NAO head Gareth Davies acknowledged that NHS Test and Trace had evolved as an organisation in recent months, taking new approaches to reducing the impact of the pandemic. But he said the watchdog’s latest report showed that areas of concern remained.
“Since we last reported in December, NHS Test and Trace has introduced a lot of changes, including mass testing, closer working with local authorities and initiatives to identify and contain variant forms of Covid-19,” he said.
“However, some pressing challenges need to be tackled if it is to achieve its objectives and deliver value for taxpayers, including understanding how many lateral flow devices are actually being used and increasing public compliance with testing and self-isolation.”
Public Accounts Committee chair Meg Hillier was more forthright.

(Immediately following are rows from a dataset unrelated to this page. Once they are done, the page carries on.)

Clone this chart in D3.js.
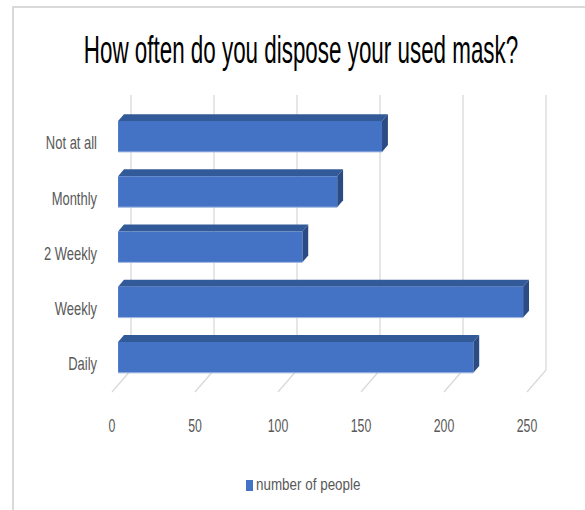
<!DOCTYPE html>
<html><head><meta charset="utf-8">
<script src="https://cdn.jsdelivr.net/npm/d3@7"></script>
<style>
html,body{margin:0;padding:0;background:#fff;}
text{font-family:"Liberation Sans",Arial,sans-serif;}
</style></head>
<body>
<svg id="c" width="585" height="510"></svg>
<script>
const categories = ["Not at all","Monthly","2 Weekly","Weekly","Daily"];
const values = [159, 132, 111, 244, 214];
const ticks = [0, 50, 100, 150, 200, 250];
const seriesName = "number of people";
const title = "How often do you dispose your used mask?";

const svg = d3.select("#c");
// chart border
svg.append("path").attr("d","M13,512 L13,7 L590,7").attr("fill","none").attr("stroke","#d9d9d9").attr("stroke-width",2);

// oblique projection
const x = d3.scaleLinear().domain([0,250]).range([112,527]);
const DX = 19, DY = -22; // full depth offset
const floorY = 392;
const wallTop = 95;
const P = (v, y, z) => [x(v) + z*DX, y + z*DY];

const g = svg.append("g");
// back wall gridlines and floor lines
ticks.forEach(t => {
  const [bx, by] = P(t, floorY, 1);
  g.append("line").attr("x1",bx).attr("x2",bx).attr("y1",wallTop).attr("y2",by)
   .attr("stroke","#d9d9d9").attr("stroke-width",1.3);
  const [fx, fy] = P(t, floorY, 0);
  g.append("line").attr("x1",bx).attr("y1",by).attr("x2",fx).attr("y2",fy)
   .attr("stroke","#d9d9d9").attr("stroke-width",1.3);
});

// bars
const yb = d3.scaleBand().domain(categories).range([108.8,385]).paddingInner(0.44).paddingOuter(0.22);
const z0 = 0.32, z1 = 0.63;
const B = (v, y, z) => [x(v) + z*DX, y + (z - z0)*DY];
const poly = pts => "M" + pts.map(p => p.join(",")).join("L") + "Z";
categories.forEach((c, i) => {
  const v = values[i];
  const top = yb(c), bot = yb(c) + yb.bandwidth();
  const f = [B(0,top,z0), B(v,top,z0), B(v,bot,z0), B(0,bot,z0)];
  const tp = [B(0,top,z0), B(v,top,z0), B(v,top,z1), B(0,top,z1)];
  const sd = [B(v,top,z0), B(v,top,z1), B(v,bot,z1), B(v,bot,z0)];
  g.append("path").attr("d",poly(tp)).attr("fill","#335a98");
  g.append("path").attr("d",poly(sd)).attr("fill","#2b4b84");
  g.append("path").attr("d",poly(f)).attr("fill","#4472c4");
  g.append("line").attr("x1",f[3][0]).attr("y1",bot).attr("x2",f[2][0]).attr("y2",bot)
    .attr("stroke","#9db5e0").attr("stroke-width",1);
  const ly = (top+bot)/2 + 8;
  g.append("text").attr("transform",`translate(97,${ly}) scale(0.81,1.15)`)
    .attr("text-anchor","end").attr("dominant-baseline","middle")
    .attr("font-size",16).attr("fill","#595959").text(c);
});

// value tick labels
ticks.forEach(t => {
  g.append("text").attr("transform",`translate(${x(t)},${427}) scale(0.88,1.3)`)
   .attr("text-anchor","middle").attr("dominant-baseline","middle")
   .attr("font-size",14).attr("fill","#595959").text(t);
});

// title
svg.append("text").attr("transform","translate(301,63) scale(0.83,1.45)")
  .attr("text-anchor","middle").attr("font-size",27).attr("fill","#000").text(title);

// legend
svg.append("rect").attr("x",246).attr("y",480).attr("width",7).attr("height",11).attr("fill","#4472c4");
svg.append("text").attr("transform","translate(256,486) scale(0.96,1.15)")
  .attr("dominant-baseline","middle").attr("font-size",14).attr("fill","#595959").text(seriesName);
</script>
</body></html>
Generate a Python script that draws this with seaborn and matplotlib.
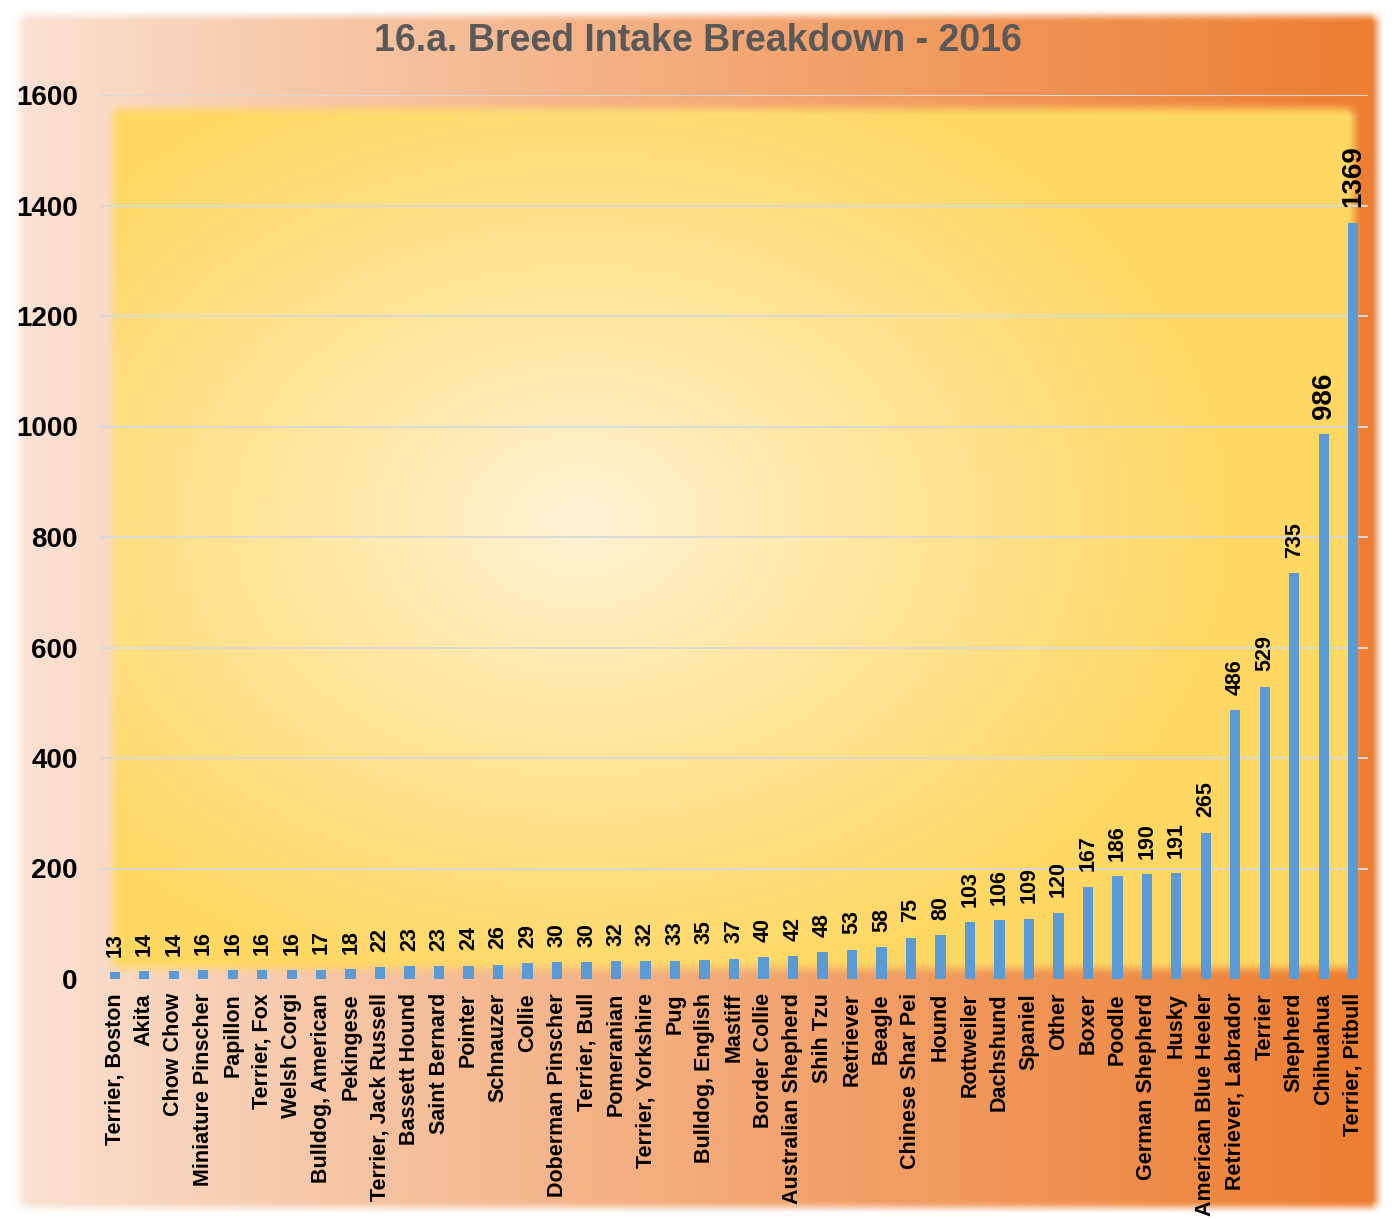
import numpy as np
import matplotlib
matplotlib.use("Agg")
import matplotlib.pyplot as plt
from matplotlib import font_manager
import seaborn as sns

# -------------------------------
# Breed intake 2016
# -------------------------------
breeds = [
    "Terrier, Boston", "Akita", "Chow Chow", "Miniature Pinscher", "Papillon",
    "Terrier, Fox", "Welsh Corgi", "Bulldog, American", "Pekingese",
    "Terrier, Jack Russell", "Bassett Hound", "Saint Bernard", "Pointer",
    "Schnauzer", "Collie", "Doberman Pinscher", "Terrier, Bull", "Pomeranian",
    "Terrier, Yorkshire", "Pug", "Bulldog, English", "Mastiff", "Border Collie",
    "Australian Shepherd", "Shih Tzu", "Retriever", "Beagle", "Chinese Shar Pei",
    "Hound", "Rottweiler", "Dachshund", "Spaniel", "Other", "Boxer", "Poodle",
    "German Shepherd", "Husky", "American Blue Heeler", "Retriever, Labrador",
    "Terrier", "Shepherd", "Chihuahua", "Terrier, Pitbull",
]
counts = [
    13, 14, 14, 16, 16, 16, 16, 17, 18, 22, 23, 23, 24, 26, 29, 30, 30, 32,
    32, 33, 35, 37, 40, 42, 48, 53, 58, 75, 80, 103, 106, 109, 120, 167, 186,
    190, 191, 265, 486, 529, 735, 986, 1369,
]
y_ticks = list(range(0, 1601, 200))

TITLE = "16.a. Breed Intake Breakdown - 2016"
BAR_COLOR = "#5B9BD5"

sns.set_theme(style="white")
plt.rcParams['font.family'] = ['Liberation Sans', 'DejaVu Sans']

W, H = 1392, 1219
fig = plt.figure(figsize=(W / 100, H / 100), dpi=100)
fig.patch.set_facecolor("white")

# -------------------------------
# Background: orange panel + yellow radial plot area (pixel image)
# -------------------------------
yy, xx = np.mgrid[0:H, 0:W].astype(float)


def soft_box(x0, x1, y0, y1, soft):
    mx = np.clip((xx - x0) / soft, 0, 1) * np.clip((x1 - xx) / soft, 0, 1)
    my = np.clip((yy - y0) / soft, 0, 1) * np.clip((y1 - yy) / soft, 0, 1)
    m = mx * my
    return m * m * (3 - 2 * m)


def hexrgb(h):
    h = h.lstrip("#")
    return np.array([int(h[i:i + 2], 16) for i in (0, 2, 4)]) / 255.0


img = np.ones((H, W, 3))

# outer panel, horizontal gradient light peach -> orange
t = np.clip((xx - 12) / (1382 - 12), 0, 1) ** 0.85
c0, c1 = hexrgb("#FBE4D6"), hexrgb("#ED7D31")
panel = c0 * (1 - t[..., None]) + c1 * t[..., None]
m_outer = soft_box(12, 1384, 8, 1214, 14)[..., None]
img = img * (1 - m_outer) + panel * m_outer

# inner plot area, radial gradient cream -> gold
dx = (xx - 580) / 650
dy = (yy - 520) / 480
r = np.clip(np.sqrt(dx ** 2 + dy ** 2), 0, 1) ** 0.9
y0c, y1c = hexrgb("#FFF4D8"), hexrgb("#FFD864")
yellow = y0c * (1 - r[..., None]) + y1c * r[..., None]
m_inner = soft_box(104, 1362, 100, 976, 16)[..., None]
img = img * (1 - m_inner) + yellow * m_inner

bg = fig.add_axes([0, 0, 1, 1])
bg.imshow(img, aspect="auto", extent=(0, W, H, 0), interpolation="bilinear")
bg.set_axis_off()

# -------------------------------
# Main bar chart
# -------------------------------
ax = fig.add_axes([100 / W, 240 / H, 1268 / W, 884 / H])
ax.patch.set_alpha(0)

sns.barplot(x=breeds, y=counts, color=BAR_COLOR, saturation=1, width=0.35,
            linewidth=0, ax=ax)

ax.set_ylim(0, 1600)
ax.set_yticks(y_ticks)
ax.yaxis.grid(True, color="#D9D9D9", linewidth=1.4)
ax.get_ygridlines()[0].set_visible(False)
ax.set_axisbelow(True)
for s in ax.spines.values():
    s.set_visible(False)

ax.set_xlabel("")
ax.set_ylabel("")
ax.tick_params(axis="y", length=0, pad=16, labelsize=20, labelcolor="black")
ax.tick_params(axis="x", length=0, pad=10, labelsize=15.5, labelcolor="black",
               labelrotation=90)
for lab in ax.get_yticklabels() + ax.get_xticklabels():
    lab.set_fontweight("bold")
for lab in ax.get_xticklabels():
    lab.set_va("top")

labels = ax.bar_label(ax.containers[0], padding=11, rotation=90,
                      fontsize=15.5, fontweight="bold", color="black")
for txt in labels[-2:]:
    txt.set_fontsize(20)

# title uses a narrow bold face if one is installed
narrow = None
for f in font_manager.fontManager.ttflist:
    nm = (f.name + " " + f.fname).lower()
    if ("narrow" in nm or "condensed" in nm) and f.weight in ("bold", 700) \
            and ("liberation" in nm or "arial" in nm):
        narrow = f.fname
        break
if narrow:
    fig.text(698 / W, 1 - 41 / H, TITLE, ha="center", va="center",
             fontproperties=font_manager.FontProperties(fname=narrow, size=32),
             color="#595959")
else:
    fig.text(698 / W, 1 - 41 / H, TITLE, ha="center", va="center",
             fontsize=27, fontweight="bold", color="#595959")

fig.savefig("out.png", dpi=100)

She said it was “deeply disappointing” that NHS Test and Trace was “still plagued by the same issues” it had been at the start of the year.
“NHS Test and Trace needs to get to grips with some fundamental parts of the process, such as its timeliness in reaching contacts for all the tests it provides, people coming forward for tests when they have symptoms, and compliance with self-isolation,” she said.
“Meanwhile, budget remains unspent despite the continued use of costly consultants and high levels of unused capacity in the system.
“As we learn to live with Covid, NHS Test and Trace must urgently improve performance to deliver the effective test and trace system we so badly need.”
A Department of Health and Social Care spokesperson said NHS Test and Trace had “played an essential role” in combating the pandemic and that the NAO had recognised many of the rapid improvements that had been made since the organisation was created in May last year.
“The testing and tracing being delivered across the country is saving lives every single day and helping us send this virus into retreat by breaking chains of transmission and spotting outbreaks wherever they exist,” they said.
“While NHS Test and Trace continues to be one of the centrepieces of our roadmap to return life to normal, our new UK Health Security Agency is going to consolidate the enormous expertise that now exists across our health system so we can face down potential future threats and viruses.”
The NAO report warned that transitioning NHS Test and Trace to the new UKHSA, which is due to be complete by October, risked diverting the operation’s attention away from its efforts to contain the spread of the virus.